Each professional sports venue has a standard rotation of songs, including but not limited to "Let's Get It Started," that one Pitbull song about the neverending party, and the collected works of LMFAO (video links barred from BDL by editorial choice). There are obviously some region-specific hits that get more play in some cities than others — think Randy Newman's still-satirical "I Love LA" or Tony Bennett's "I Left My Heart in San Francisco" — but for the most part the same few songs get played around various leagues. There's not much room for change, if only because it takes effort.
However, a few NBA arenas are doing their best to expand the conception of acceptable game music. In Brooklyn, the Nets have gone with slightly outside of the mainstream rap, perhaps because of the general influence of part-owner and style councilor Jay-Z. But the real progress is being made at the FedEx Forum in Memphis, where the Grizzlies' in-game entertainment crew has embraced various types of music outside of the jock jam world. Andrew Unterberger spoke with the men responsible for The Basketball Jones:
I first noticed this watching Grizzlies games a year or two ago, Memphis long being a league pass favorite of mine. Some stadiums have one or two weird musical cues that will perk my ears up during the course of a game — that “EVERYBODY / Clap your hands” bit they play in OKC, the weird “Breaks”/”Rappers Delight” mashup they used to play in New Jersey, I think the Pepsi Center is still the only place I’ve heard serious in-game dubstep — but nearly every time I watched a Grizzlies home game, there was a new song selection that caught my attention. Woah, are they playing “Yonkers” by Tyler the Creator? Is that the horn riff to Outkast’s ‘”Spottieottiedopalicious?” DJ Shadow’s “Organ Donor?” The Pixies’ “Where Is My Mind??” [...]

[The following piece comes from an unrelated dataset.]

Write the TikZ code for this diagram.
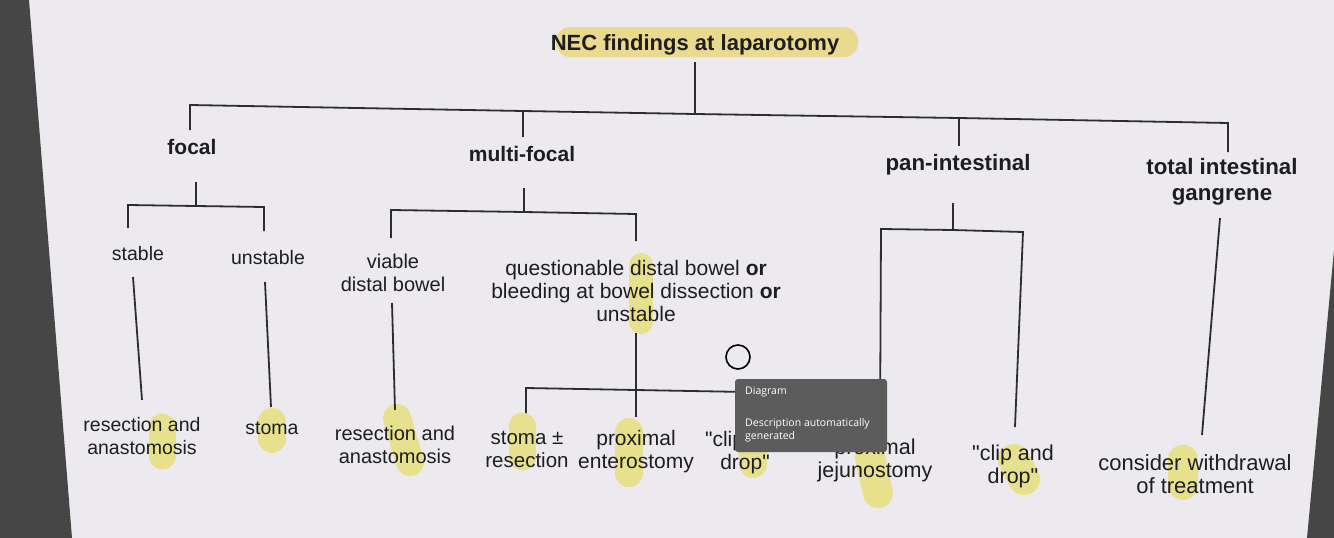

I figured the surge in awesome left-field music selections at FedEx couldn’t just be by accident, so I tracked down Jason Potter, the Grizzlies’ Director of Promotions and Event Presentation. Unsurprisingly, he sounded like he’d been waiting for someone to come and ask him about all the awesome music the stadium’s been playing. “I think the in-play music started a lot in the NBA as kind of a differentiated thing, but it got homogenized, and I think a lot of the fans tuned it out,” Potter says. “We challenged the guys to have some fun with it.”
But when it comes to the game’s ear-catching in-game music, the responsibility falls to [Justin] Baker, a 34-year-old ex-raver who’s DJed in various capacities since the late ’90s. Baker handles the Click Effects, named for the software which operates the in-game music, choosing dozens of short, usually instrumental tracks to play during team halfcourt possessions throughout each Grizzlies game. “Once the ball comes in bounds, on either end of the court, I have music cued up,” explains Baker. “As soon as play stops and the Grizz Girls or the MC come running out, I take a break and Nate takes back over.” [...]
Now, the fans have gotten really into it. Potter says he’s “getting emails from people requesting stuff. ‘Oh, the Crystal Castles album! This xx song would be perfect!’” Not only that, but Potter also says that people have been sending him stats based on how the team has been performing based on what song has been playing — “Like, when you play the “Tron: Legacy” soundtrack, you’re shooting that percentage.” He later quips, “I’ll have to ask [John] Hollinger what kind of stats he wants,” no doubt the final frontier in advanced stat analysis for the Grizzlies’ new VP of Basketball Operations.
The artists Baker plays aren't that far out there in a broader musical sense — most of these names fall into what we can call an indie mainstream — but it is notable that an NBA team is asking its employees to stray from the middle of the road and make some more interesting musical selections. I doubt that most fans particularly care, but the vocal minority who do have another way to connect with the franchise. Background noise has been turned into something cool and exciting.
Again, picking different music isn't a big deal in and of itself, but it does demonstrate that there are fairly simple ways for teams to reach out to fans. All it requires is a small willingness to move away from the norm and explore new options. This is an issue of an organization's philosophy, not just its employees' musical tastes.